В то же время развивавшаяся шведская промышленность вводила у себя новейшие усовершенствования. В середине XIX века на шведских металлургических заводах впервые был введен бессемеровский способ выработки стали, составлявшей основное богатство страны. Незадолго до этого началось производство безопасных, получивших мировую известность «шведских» спичек. С проведением в то же время первой железной дороги начался бурный рост Стокгольма и Гетеборга, двух основных промышленных центров Швеции. Количество рабочих, занятых в промышленности, с 25 тысяч человек в 1840 году возросло до 100 тысяч человек в 1860 году.
Совпадая с началом жизни Лаваля, промышленный расцвет Швеции, начавшийся с 1840 года, продолжался вплоть до империалистической войны, причем период с 1840 и по 1900 год характеризуется в особенности быстрым развитием промышленности и главным образом возникновением ряда новых ее отраслей.
Эти общие данные и освещают до некоторой степени тот фон, на котором развернулась разнообразная деятельность замечательного шведского изобретателя. Неизменно направляемая молодым, растущим шведским капитализмом, деятельность Лаваля не всегда сопровождалась немедленным успехом, так как иногда его слишком смелые идеи обгоняли задачи времени и шли далеко впереди потребностей шведской промышленности, но во всех областях, которых касался Лаваль, деятельность его неизменно начинала новую эпоху.

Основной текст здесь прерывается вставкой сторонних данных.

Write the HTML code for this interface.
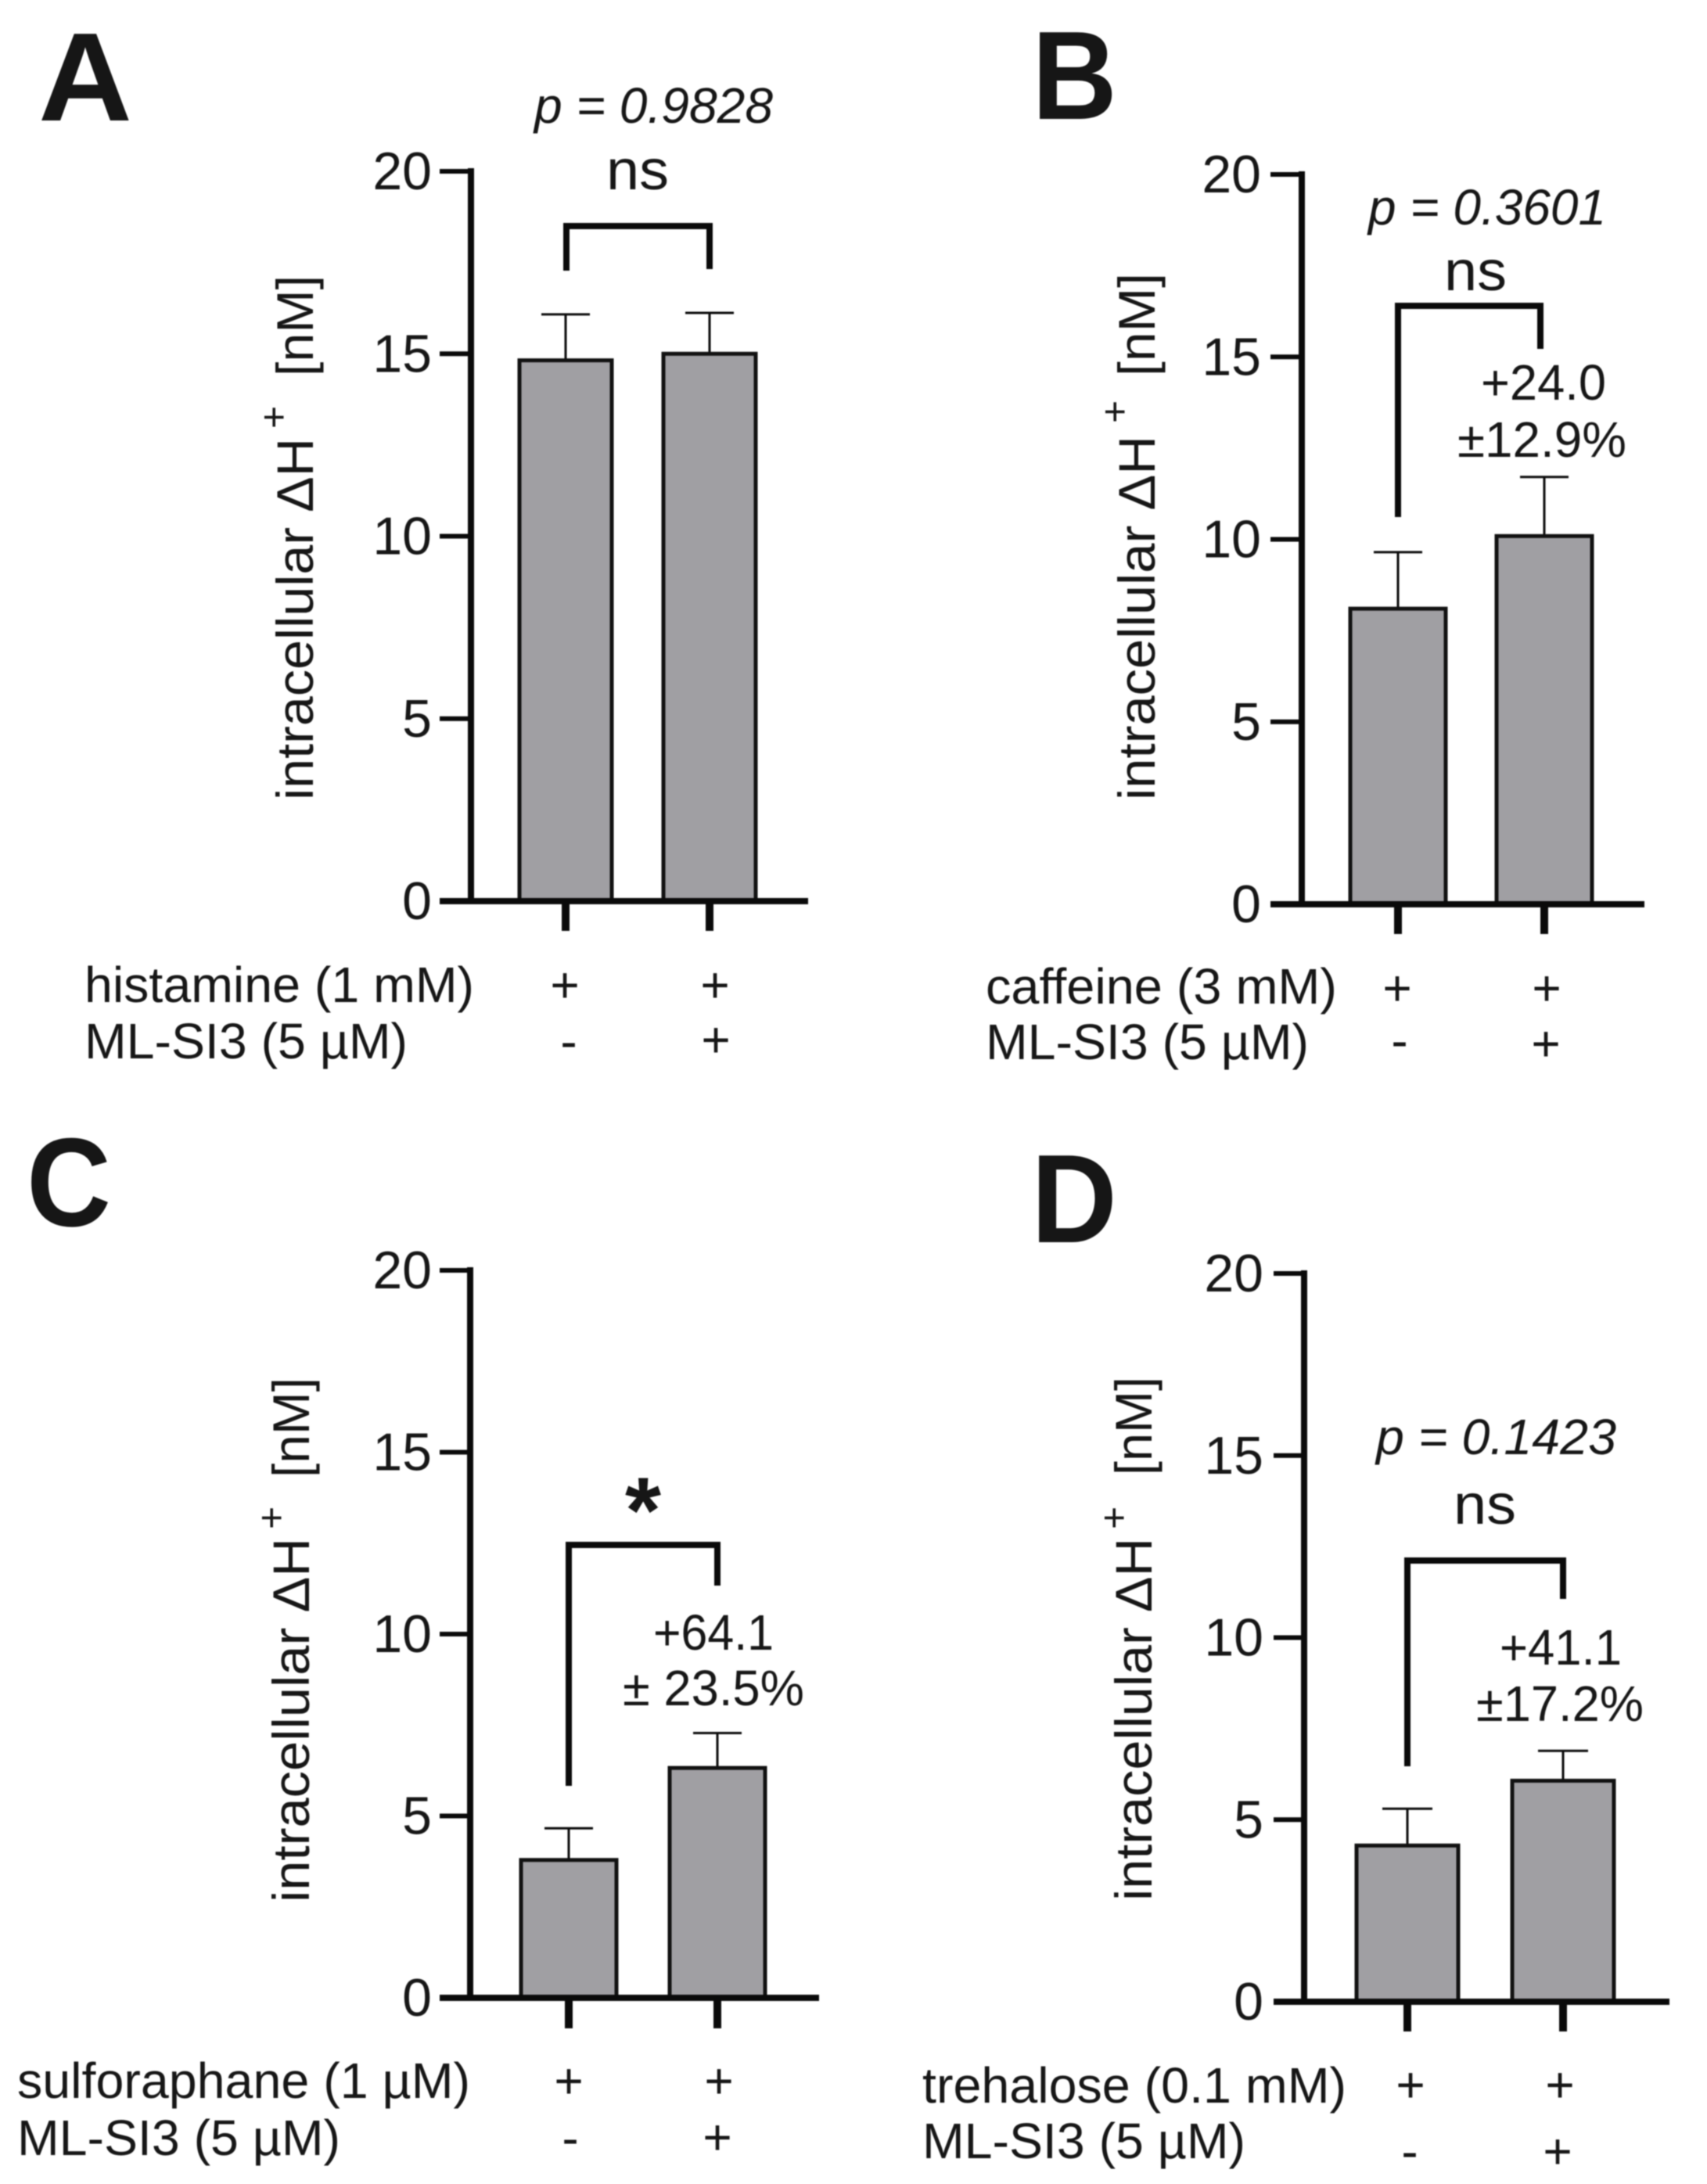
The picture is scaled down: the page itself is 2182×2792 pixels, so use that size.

Лаваль не только во-время родился: без колебаний и во-время он определил себе место в жизни и примкнул к лагерю крупной промышленной буржуазии, вкладывая в промышленность неоценимый капитал своего изобретательского гения.
Стратегическое отступление во имя будущих побед привело к тому, что Лаваль теперь уже начинал свою деятельность не увлекающимся юношей, а вполне сложившимся человеком с ясным и определенным миросозерцанием. Вооруженный знаниями, стоя на уровне современной науки, решительный, самоуверенный и смелый Лаваль уже, покидая Упсалу чувствовал себя тем «сверхчеловеком», характеристику которого еще только впервые набрасывал Ницше.